### [Material]
══════
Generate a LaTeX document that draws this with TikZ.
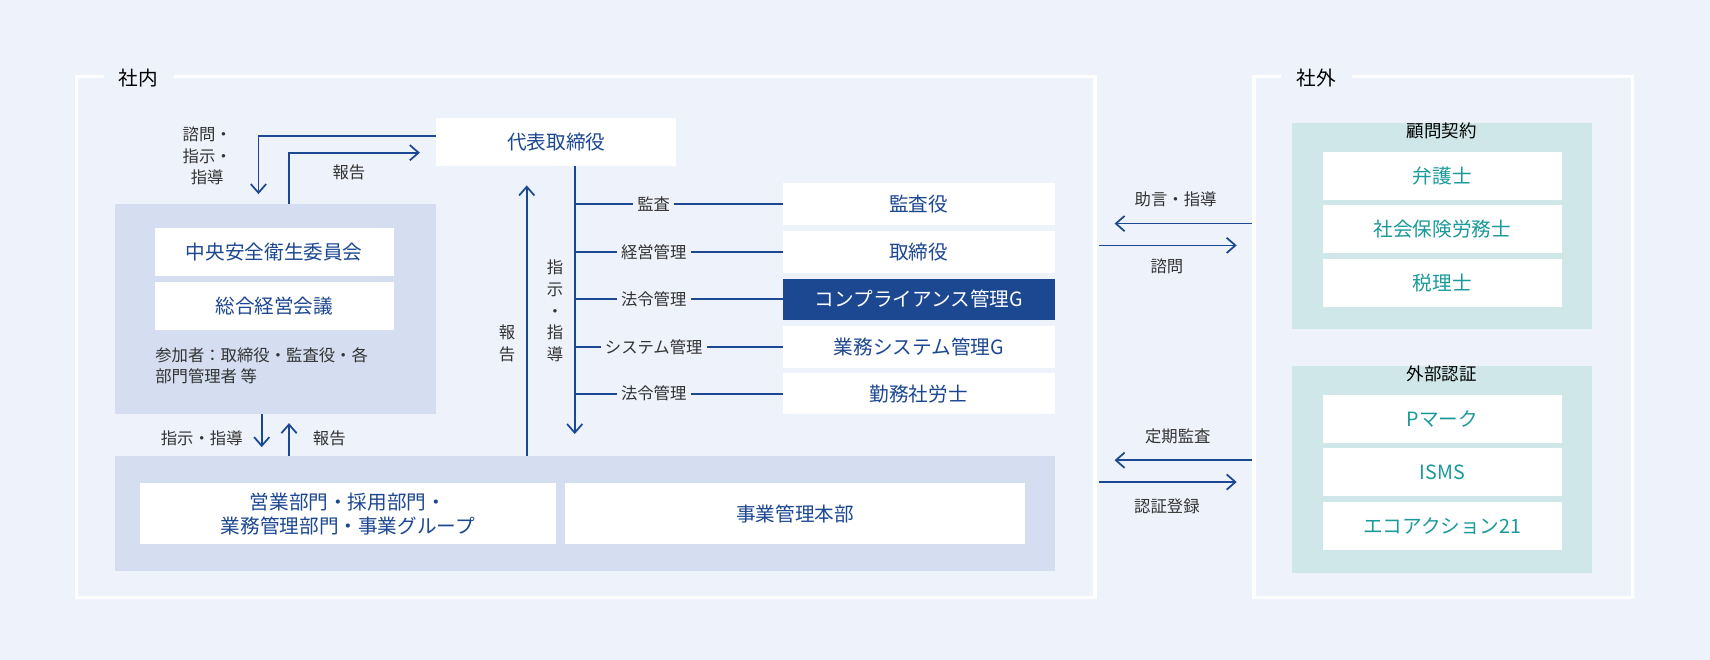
\documentclass[tikz,border=0pt]{standalone}
\usepackage{fontspec}
\setmainfont{Noto Sans CJK JP}
\usetikzlibrary{arrows.meta,positioning}
\definecolor{bgblue}{HTML}{EEF2FB}
\definecolor{grpblue}{HTML}{D4DEF0}
\definecolor{navy}{HTML}{1C4791}
\definecolor{grpteal}{HTML}{CFE7E8}
\definecolor{teal}{HTML}{1A9A9A}
\definecolor{txt}{HTML}{333333}
\tikzset{
  wbox/.style={fill=white,inner sep=0pt,text=navy,font=\fontsize{9}{11}\selectfont,align=center},
  tbox/.style={wbox,text=teal,minimum width=109.5pt,minimum height=22pt},
  rbox/.style={wbox,minimum width=124.5pt,minimum height=19pt},
  lbl/.style={text=txt,font=\fontsize{7.5}{10}\selectfont,inner sep=1pt,align=center},
  link/.style={navy,line width=0.8pt},
  arr/.style={link,-{Straight Barb[length=4pt,width=7pt]}},
  frame/.style={white,line width=1.6pt}
}
\begin{document}
\begin{tikzpicture}[x=0.5pt,y=-0.5pt]
\fill[bgblue] (0,0) rectangle (1568,605);
\useasboundingbox (0,0) rectangle (1568,605);
% frames
\draw[frame] (95,70)--(70,70)--(70,548)--(1004,548)--(1004,70)--(160,70);
\node[lbl,font=\fontsize{9}{11}\selectfont,text=black] (shanai) at (127,72) {社内};
\draw[frame] (1175,70)--(1150,70)--(1150,548)--(1497,548)--(1497,70)--(1240,70);
\node[lbl,font=\fontsize{9}{11}\selectfont,text=black] (shagai) at (1207,72) {社外};
% president
\node[wbox,minimum width=110pt,minimum height=22pt] (ceo) at (510,130) {代表取締役};
% left group
\fill[grpblue] (105,187) rectangle (400,380);
\coordinate (grptop) at (265,187);
\node[wbox,minimum width=109.5pt,minimum height=22pt] (chuo) at (251.5,231) {中央安全衛生委員会};
\node[wbox,minimum width=109.5pt,minimum height=22pt] (sogo) at (251.5,281) {総合経営会議};
\node[lbl,align=left,anchor=north west] (sanka) at (140,316) {参加者：取締役・監査役・各\\部門管理者 等};
\coordinate (q1) at (237,125);
\coordinate (q2) at (237,178);
\draw[arr] (ceo.west|-q1) -| (q2);
\coordinate (r1) at (265,140);
\coordinate (r2) at (385,140);
\draw[arr] (grptop) |- (r2);
\node[lbl] (shimon) at (190,143) {諮問・\\指示・\\指導};
\node[lbl] (hokoku1) at (320,158) {報告};
% right members
\node[rbox] (kansa) at (842.5,187) {監査役};
\node[rbox] (torishi) at (842.5,231) {取締役};
\node[rbox,fill=navy,text=white] (comp) at (842.5,274.5) {コンプライアンス管理G};
\node[rbox] (gyomu) at (842.5,318) {業務システム管理G};
\node[rbox] (kinmu) at (842.5,361) {勤務社労士};
\coordinate (vend) at (527,398);
\draw[arr] (ceo.south-|vend) -- (vend);
\foreach \n/\t in {kansa/監査,torishi/経営管理,comp/法令管理,gyomu/システム管理,kinmu/法令管理}{
  \coordinate (b-\n) at (527,0|-\n.west);
  \draw[link] (b-\n) -- (\n.west) node[lbl,pos=0.38,fill=bgblue,inner sep=2pt] {\t};
}
\node[lbl] (shiji) at (509,285) {指\\示\\・\\指\\導};
% bottom group
\fill[grpblue] (105,418) rectangle (967,524);
\node[wbox,minimum width=191pt,minimum height=28pt] (eigyo) at (319,471) {営業部門・採用部門・\\業務管理部門・事業グループ};
\node[wbox,minimum width=211pt,minimum height=28pt] (jigyo) at (729,471) {事業管理本部};
\coordinate (up1) at (483,418);
\coordinate (up2) at (483,170);
\draw[arr] (up1) -- (up2);
\node[lbl] (hokoku2) at (465,315) {報\\告};
\coordinate (d1) at (240,380);
\coordinate (d2) at (240,410);
\draw[arr] (d1) -- (d2);
\coordinate (u1) at (265,418);
\coordinate (u2) at (265,388);
\draw[arr] (u1) -- (u2);
\node[lbl] (shiji2) at (185,402) {指示・指導};
\node[lbl] (hokoku3) at (302,402) {報告};
% outside
\fill[grpteal] (1185,113) rectangle (1460,302);
\node[lbl,font=\fontsize{8}{10}\selectfont,text=black] (komon) at (1322,120) {顧問契約};
\node[tbox] (bengo) at (1322.5,161) {弁護士};
\node[tbox] (sharo) at (1322.5,210) {社会保険労務士};
\node[tbox] (zeiri) at (1322.5,259.5) {税理士};
\fill[grpteal] (1185,336) rectangle (1460,525);
\node[lbl,font=\fontsize{8}{10}\selectfont,text=black] (ninsho) at (1322,343) {外部認証};
\node[tbox] (pmark) at (1322.5,384) {Pマーク};
\node[tbox] (isms) at (1322.5,433) {ISMS};
\node[tbox] (eco) at (1322.5,482.5) {エコアクション21};
% exchange arrows
\coordinate (e1) at (1148,205); \coordinate (e2) at (1022,205);
\coordinate (e3) at (1008,225); \coordinate (e4) at (1134,225);
\draw[arr] (e1) -- (e2);
\draw[arr] (e3) -- (e4);
\node[lbl] (jogen) at (1078,183) {助言・指導};
\node[lbl] (shimon2) at (1070,244) {諮問};
\coordinate (f1) at (1148,422); \coordinate (f2) at (1022,422);
\coordinate (f3) at (1008,442); \coordinate (f4) at (1134,442);
\draw[arr] (f1) -- (f2);
\draw[arr] (f3) -- (f4);
\node[lbl] (teiki) at (1080,400) {定期監査};
\node[lbl] (toroku) at (1070,464) {認証登録};
\end{tikzpicture}
\end{document}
══════
### [Problem to solve]
Repeat the data exactly, without the pictures.

### [Task output]
Generate a LaTeX document that draws this with TikZ.
\documentclass[tikz,border=0pt]{standalone}
\usepackage{fontspec}
\setmainfont{Noto Sans CJK JP}
\usetikzlibrary{arrows.meta,positioning}
\definecolor{bgblue}{HTML}{EEF2FB}
\definecolor{grpblue}{HTML}{D4DEF0}
\definecolor{navy}{HTML}{1C4791}
\definecolor{grpteal}{HTML}{CFE7E8}
\definecolor{teal}{HTML}{1A9A9A}
\definecolor{txt}{HTML}{333333}
\tikzset{
  wbox/.style={fill=white,inner sep=0pt,text=navy,font=\fontsize{9}{11}\selectfont,align=center},
  tbox/.style={wbox,text=teal,minimum width=109.5pt,minimum height=22pt},
  rbox/.style={wbox,minimum width=124.5pt,minimum height=19pt},
  lbl/.style={text=txt,font=\fontsize{7.5}{10}\selectfont,inner sep=1pt,align=center},
  link/.style={navy,line width=0.8pt},
  arr/.style={link,-{Straight Barb[length=4pt,width=7pt]}},
  frame/.style={white,line width=1.6pt}
}
\begin{document}
\begin{tikzpicture}[x=0.5pt,y=-0.5pt]
\fill[bgblue] (0,0) rectangle (1568,605);
\useasboundingbox (0,0) rectangle (1568,605);
% frames
\draw[frame] (95,70)--(70,70)--(70,548)--(1004,548)--(1004,70)--(160,70);
\node[lbl,font=\fontsize{9}{11}\selectfont,text=black] (shanai) at (127,72) {社内};
\draw[frame] (1175,70)--(1150,70)--(1150,548)--(1497,548)--(1497,70)--(1240,70);
\node[lbl,font=\fontsize{9}{11}\selectfont,text=black] (shagai) at (1207,72) {社外};
% president
\node[wbox,minimum width=110pt,minimum height=22pt] (ceo) at (510,130) {代表取締役};
% left group
\fill[grpblue] (105,187) rectangle (400,380);
\coordinate (grptop) at (265,187);
\node[wbox,minimum width=109.5pt,minimum height=22pt] (chuo) at (251.5,231) {中央安全衛生委員会};
\node[wbox,minimum width=109.5pt,minimum height=22pt] (sogo) at (251.5,281) {総合経営会議};
\node[lbl,align=left,anchor=north west] (sanka) at (140,316) {参加者：取締役・監査役・各\\部門管理者 等};
\coordinate (q1) at (237,125);
\coordinate (q2) at (237,178);
\draw[arr] (ceo.west|-q1) -| (q2);
\coordinate (r1) at (265,140);
\coordinate (r2) at (385,140);
\draw[arr] (grptop) |- (r2);
\node[lbl] (shimon) at (190,143) {諮問・\\指示・\\指導};
\node[lbl] (hokoku1) at (320,158) {報告};
% right members
\node[rbox] (kansa) at (842.5,187) {監査役};
\node[rbox] (torishi) at (842.5,231) {取締役};
\node[rbox,fill=navy,text=white] (comp) at (842.5,274.5) {コンプライアンス管理G};
\node[rbox] (gyomu) at (842.5,318) {業務システム管理G};
\node[rbox] (kinmu) at (842.5,361) {勤務社労士};
\coordinate (vend) at (527,398);
\draw[arr] (ceo.south-|vend) -- (vend);
\foreach \n/\t in {kansa/監査,torishi/経営管理,comp/法令管理,gyomu/システム管理,kinmu/法令管理}{
  \coordinate (b-\n) at (527,0|-\n.west);
  \draw[link] (b-\n) -- (\n.west) node[lbl,pos=0.38,fill=bgblue,inner sep=2pt] {\t};
}
\node[lbl] (shiji) at (509,285) {指\\示\\・\\指\\導};
% bottom group
\fill[grpblue] (105,418) rectangle (967,524);
\node[wbox,minimum width=191pt,minimum height=28pt] (eigyo) at (319,471) {営業部門・採用部門・\\業務管理部門・事業グループ};
\node[wbox,minimum width=211pt,minimum height=28pt] (jigyo) at (729,471) {事業管理本部};
\coordinate (up1) at (483,418);
\coordinate (up2) at (483,170);
\draw[arr] (up1) -- (up2);
\node[lbl] (hokoku2) at (465,315) {報\\告};
\coordinate (d1) at (240,380);
\coordinate (d2) at (240,410);
\draw[arr] (d1) -- (d2);
\coordinate (u1) at (265,418);
\coordinate (u2) at (265,388);
\draw[arr] (u1) -- (u2);
\node[lbl] (shiji2) at (185,402) {指示・指導};
\node[lbl] (hokoku3) at (302,402) {報告};
% outside
\fill[grpteal] (1185,113) rectangle (1460,302);
\node[lbl,font=\fontsize{8}{10}\selectfont,text=black] (komon) at (1322,120) {顧問契約};
\node[tbox] (bengo) at (1322.5,161) {弁護士};
\node[tbox] (sharo) at (1322.5,210) {社会保険労務士};
\node[tbox] (zeiri) at (1322.5,259.5) {税理士};
\fill[grpteal] (1185,336) rectangle (1460,525);
\node[lbl,font=\fontsize{8}{10}\selectfont,text=black] (ninsho) at (1322,343) {外部認証};
\node[tbox] (pmark) at (1322.5,384) {Pマーク};
\node[tbox] (isms) at (1322.5,433) {ISMS};
\node[tbox] (eco) at (1322.5,482.5) {エコアクション21};
% exchange arrows
\coordinate (e1) at (1148,205); \coordinate (e2) at (1022,205);
\coordinate (e3) at (1008,225); \coordinate (e4) at (1134,225);
\draw[arr] (e1) -- (e2);
\draw[arr] (e3) -- (e4);
\node[lbl] (jogen) at (1078,183) {助言・指導};
\node[lbl] (shimon2) at (1070,244) {諮問};
\coordinate (f1) at (1148,422); \coordinate (f2) at (1022,422);
\coordinate (f3) at (1008,442); \coordinate (f4) at (1134,442);
\draw[arr] (f1) -- (f2);
\draw[arr] (f3) -- (f4);
\node[lbl] (teiki) at (1080,400) {定期監査};
\node[lbl] (toroku) at (1070,464) {認証登録};
\end{tikzpicture}
\end{document}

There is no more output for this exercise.